The company highlights strong shareholder support for say‑on‑pay (about 95.3% approval), robust stock ownership and anti‑hedging requirements, and a multi‑year cybersecurity program guided by the NIST Cyber Security Framework, overseen by experienced technology leadership and the audit committee.
Veris Residential, Inc. executive vice president and chief operating officer Malhari Anna reported equity compensation vesting and related tax withholding using shares rather than cash. On March 16, 2026, he vested in 22,956 performance-vesting restricted stock units and forfeited 4,327 units that did not meet three-year performance goals. The vested PVRSUs converted into an equal number of common shares. To cover taxes on the PVRSU and time-vesting RSU awards, 11,502 and 3,569 common shares were surrendered at prices of $18.889 and $18.875 per share, respectively. After these non‑market transactions, Anna directly holds 136,240 shares of common stock.

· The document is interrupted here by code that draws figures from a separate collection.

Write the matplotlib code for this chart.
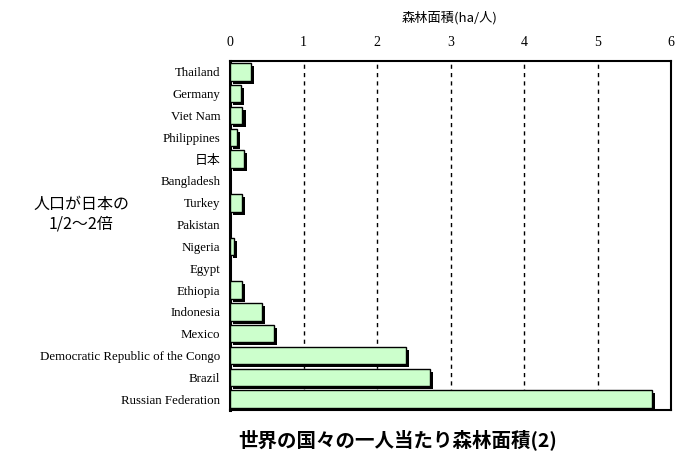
import matplotlib; matplotlib.use("Agg")
import matplotlib.pyplot as plt
import matplotlib.patheffects as pe
import numpy as np

countries = ["Thailand", "Germany", "Viet Nam", "Philippines", "日本", "Bangladesh",
             "Turkey", "Pakistan", "Nigeria", "Egypt", "Ethiopia", "Indonesia",
             "Mexico", "Democratic Republic of the Congo", "Brazil", "Russian Federation"]
forest_per_capita = [0.29, 0.145, 0.17, 0.09, 0.195, 0.0, 0.16, 0.0, 0.06, 0.0,
                     0.16, 0.43, 0.60, 2.40, 2.72, 5.74]
xticks = [0, 1, 2, 3, 4, 5, 6]

FONT = ["Liberation Serif", "Noto Sans CJK JP"]
JP = ["Noto Sans CJK JP", "DejaVu Sans"]

fig = plt.figure(figsize=(6.94, 4.61), dpi=100)
ax = fig.add_axes([230/694, 1 - 410/461, 441/694, 349/461])

y = np.arange(len(countries))
shadow = [pe.SimplePatchShadow(offset=(2.2, -2.2), shadow_rgbFace="black", alpha=1), pe.Normal()]
for yi, v in zip(y, forest_per_capita):
    if v > 0:
        ax.barh(yi, v, height=0.8, color="#ccffcc", edgecolor="black", lw=1,
                path_effects=shadow, zorder=3)

ax.set_xlim(0, 6)
ax.set_ylim(len(countries) - 0.5, -0.5)
ax.set_xticks(xticks)
ax.set_xticklabels([str(t) for t in xticks], fontsize=10, family=FONT)
ax.xaxis.tick_top()
ax.set_yticks(y)
ax.set_yticklabels(countries, fontsize=9.3, family=FONT)
ax.tick_params(axis="y", length=0, pad=7)
ax.tick_params(axis="x", length=0, pad=9)
for x in xticks[1:-1]:
    ax.axvline(x, color="black", ls=(0, (3, 3)), lw=1, zorder=1)
for s in ax.spines.values():
    s.set_linewidth(1.5)
ax.spines["left"].set_linewidth(2.2)

fig.text(450/694, 1 - 18/461, "森林面積(ha/人)", ha="center", va="center",
         fontsize=9.5, family=JP)
fig.text(81/694, 1 - 214/461, "人口が日本の\n1/2～2倍", ha="center", va="center",
         fontsize=11.5, family=JP, linespacing=1.2)
fig.text(398/694, 1 - 440/461, "世界の国々の一人当たり森林面積(2)", ha="center", va="center",
         fontsize=14, fontweight="bold", family=JP)

fig.savefig("out.png", dpi=100)
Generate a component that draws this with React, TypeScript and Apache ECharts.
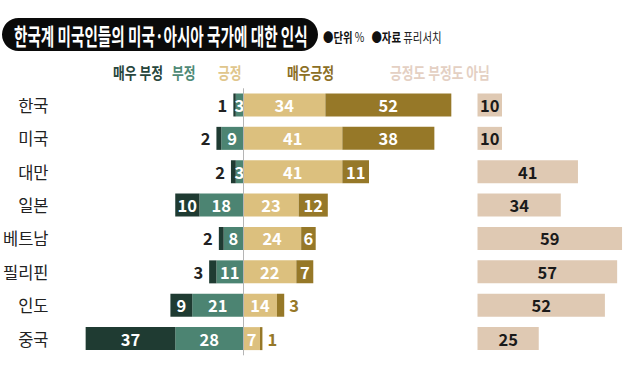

Veris Residential, Inc. chief financial officer Amanda Lombard reported equity compensation activity involving performance-based stock units and related tax withholding. On March 16, 2026, 24,868 performance vesting restricted stock units vested and an additional 4,688 units were forfeited at the end of the three-year performance period, with the vested units converting into common stock at a $0.00 exercise price.
To cover tax liabilities on shares issued from these awards, Lombard had 11,475 shares of common stock withheld on March 16, 2026 at $18.8890 per share and 3,859 shares withheld on March 17, 2026 at $18.8750 per share, both reported as tax-withholding dispositions rather than open-market sales. Following these transactions, she holds 113,170 shares of Veris Residential common stock directly.
Veris Residential, Inc. executive Taryn D. Fielder reported equity compensation activity rather than open‑market trading. On March 16, 2026, 28,693 performance vesting restricted stock units vested and converted into an equal number of common shares, while 5,409 units were forfeited at the end of the three‑year performance period. To cover tax obligations on shares issued from both performance and time‑vesting restricted stock units, 11,570 and 3,934 common shares were withheld on March 16 and March 17, respectively, at prices around $18.88 per share. After these transactions, Fielder directly held 138,330 shares of Veris Residential common stock.
Veris Residential, Inc. director and chief executive officer Nia Mahbod reported equity award vesting and related tax-withholding transactions. On March 16, 2026, she vested in 153,041 performance vesting restricted stock units (PVRSUs), while 28,844 PVRSUs were forfeited at the end of the three-year performance period. The vested PVRSUs converted into common shares, and a total of 97,094 common shares were forfeited to settle tax obligations on both performance and time-vesting restricted stock awards, rather than sold in the open market. After these transactions, she directly holds 586,416 shares of common stock and has an additional 380,869 shares held indirectly through a family limited liability company.